Non sarebbe strano, andando a leggere meglio la storia, accorgersi di come certi errori “europei” siano in realtà prima di tutto errori compiuti dai nostri leader nazionali. Si parla spesso, per esempio, del vergognoso e squallido accordo con la Turchia per non far passare i migranti verso la Grecia, ma mi chiedo: chi ha siglato in passato accordi crudeli con la Libia, lasciando morire nel deserto, in mare, nelle carceri e nei porti libici migliaia di persone? Chi, nel giugno 2015, ha ribadito ed esteso un accordo con il dittatore del Mali per frenare l’emigrazione dal paese africano verso l’Europa? È stata l’Italia, sono stati i governi che si sono susseguiti negli anni. Senza correggere queste devianze nazionali, allora, come ci si può aspettare un’Europa diversa?

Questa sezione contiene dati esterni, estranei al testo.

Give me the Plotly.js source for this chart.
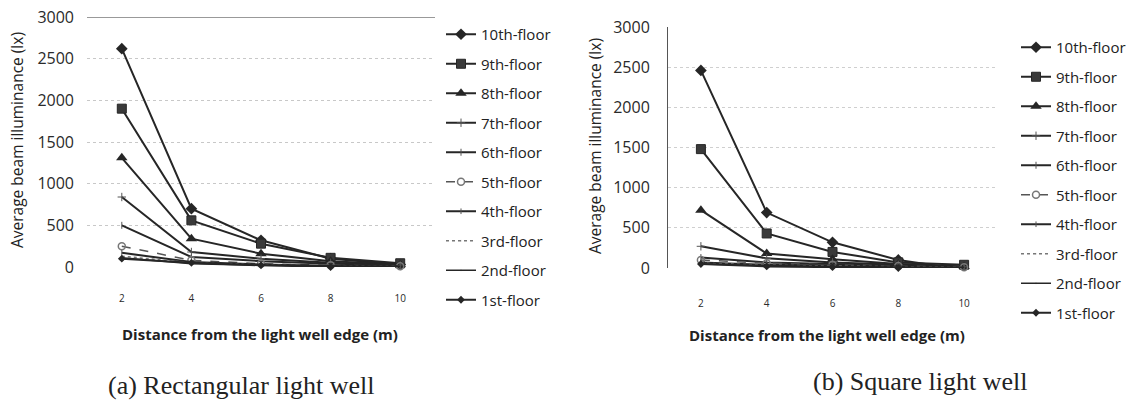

E come si può pensare, d’altro canto, di porli nella ancor più oscura prospettiva di guidare politiche esterne all’Unione?
E questo solo per quel che concerne l’immigrazione, ma potremmo spostarci sui diritti civili, sulle minoranze, sulla pace interna, sugli scambi culturali, sulla libera circolazione. Insomma, forse sarebbe più saggio fermarsi a riflettere un attimo e analizzare gli eventi con occhio critico e storico, cercando di immaginare gli scenari futuri. Perché in un momento nel quale, sotto il vento delle destre populiste, si rimettono in discussione persino Schengen e le libertà fondamentali (e senza l’Europa le restrizioni sarebbero già realtà diffusa nella gran parte degli Stati), parteggiare per la Brexit o chiedere la fine dell’Euro appare un po’ come pensare di ristrutturare una casa malconcia ma ancora solida buttandola giù con tutta la gente dentro, fregandosene delle macerie e soprattutto del numero delle vittime.
Forse è ora di non appendersi più all’alibi dell’Europa cattiva e piuttosto provare a selezionare classi dirigenti capaci di imprimere all’Unione un cambio di direzione verso uno schema politico e di valori differente. La casa va certamente ristrutturata, ma non distrutta. Per il bene di tutti. Sia di chi la abita che di chi chiede ospitalità e cittadinanza.